Imagine this scenario: A carefully prepared shipment of goods, sent with high hopes to an Amazon FBA warehouse, arrives damaged in the customer's hands. Profits evaporate instantly, and worse, the seller's reputation takes a hit. When facing FBA inventory damage, how should Amazon sellers respond to maximize their recovery? This article provides a comprehensive claims strategy from a data analysis perspective.
1. Taking Stock: Inventory Data as the Foundation of Claims
Before initiating any claims process, the first step is to thoroughly understand your inventory data. Amazon's Inventory Ledger Report is an invaluable tool, documenting all product movements within Amazon's fulfillment centers over the past 18 months, including sales, returns, removals, disposals, damages, losses, and recovered items.
Key operational focus areas:
- Identifying anomalies: Scrutinize the report for abnormal inventory fluctuations. A sudden increase in "Damaged Units" for a particular SKU may indicate transportation or storage issues.
- Tracking product journeys: Use the report to trace problematic items. Understanding whether damage occurred pre-receipt, during storage, or post-shipment helps determine liability.
- Data cross-verification: Compare inventory ledger data with related reports (sales, returns). Elevated return rates with "product damage" as the primary reason may indicate quality or packaging issues.

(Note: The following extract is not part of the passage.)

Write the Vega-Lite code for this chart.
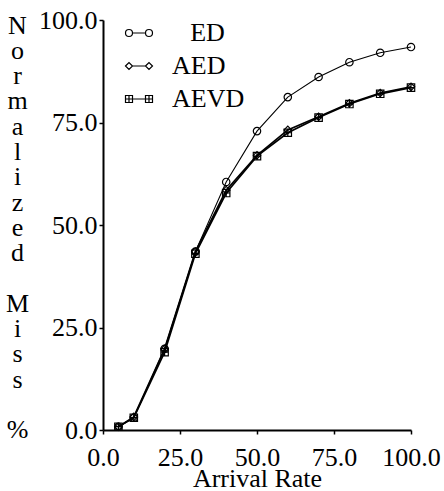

2. Initiating Claims: Determining Liability and Appropriate Action
If products are confirmed lost or damaged during Amazon's fulfillment process and meet Amazon's reimbursement policy, sellers may file claims. The process varies depending on where damage occurred.
- Amazon's responsibility: For damage within fulfillment centers or during Amazon-managed transportation, collect evidence like inventory reports and photographs to demonstrate Amazon's liability.
- Carrier responsibility: For third-party carrier damage, file claims directly with the carrier, providing shipping documents and insurance policies as required.
- Seller responsibility: Damage resulting from inadequate packaging or product quality falls to the seller, requiring improvements to prevent recurrence.
3. Precision Operations: Key Strategies to Increase Claim Success
Simply filing claims isn't enough. These precision techniques can maximize reimbursement success:
- Utilize Inventory Adjustments: Under "Reports" → "Fulfillment" → "Inventory Adjustments," generate reports for damaged/lost items within specific date ranges as evidence.
- Direct seller support contact: Through Seller Central, select "FBA Issues" → "Something else," then email detailed descriptions with supporting attachments.
- Timeliness matters: Amazon typically doesn't address claims beyond 9 months for post-sale issues or 18 months for warehouse problems.
- Limit claim volume: Avoid submitting more than 5 FNSKUs per claim to ensure efficient processing.
- Accuracy is critical: Precisely provide ASIN/SKU/FNSKU information to prevent claim rejection.
- Proactive follow-up: Monitor claim status regularly and re-contact support if responses are delayed.
4. Preventive Measures: Reducing Damage Risks at the Source
Prevention outweighs remediation. Consider these risk-reduction strategies:
- Packaging optimization: Use appropriate materials with additional cushioning for fragile items, plus "Fragile" labeling.
- Reliable carriers: Select transportation providers with strong reputations and favorable claims policies.
- Insurance coverage: Secure shipping insurance, carefully reviewing terms and claim procedures.
- Regular inventory checks: Periodic FBA warehouse inspections can identify and address damage early.
FBA product damage is an inevitable challenge for Amazon sellers. By implementing these strategies—grounded in data analysis, executed with precision, and complemented by preventive measures—sellers can effectively recover losses while minimizing future risks.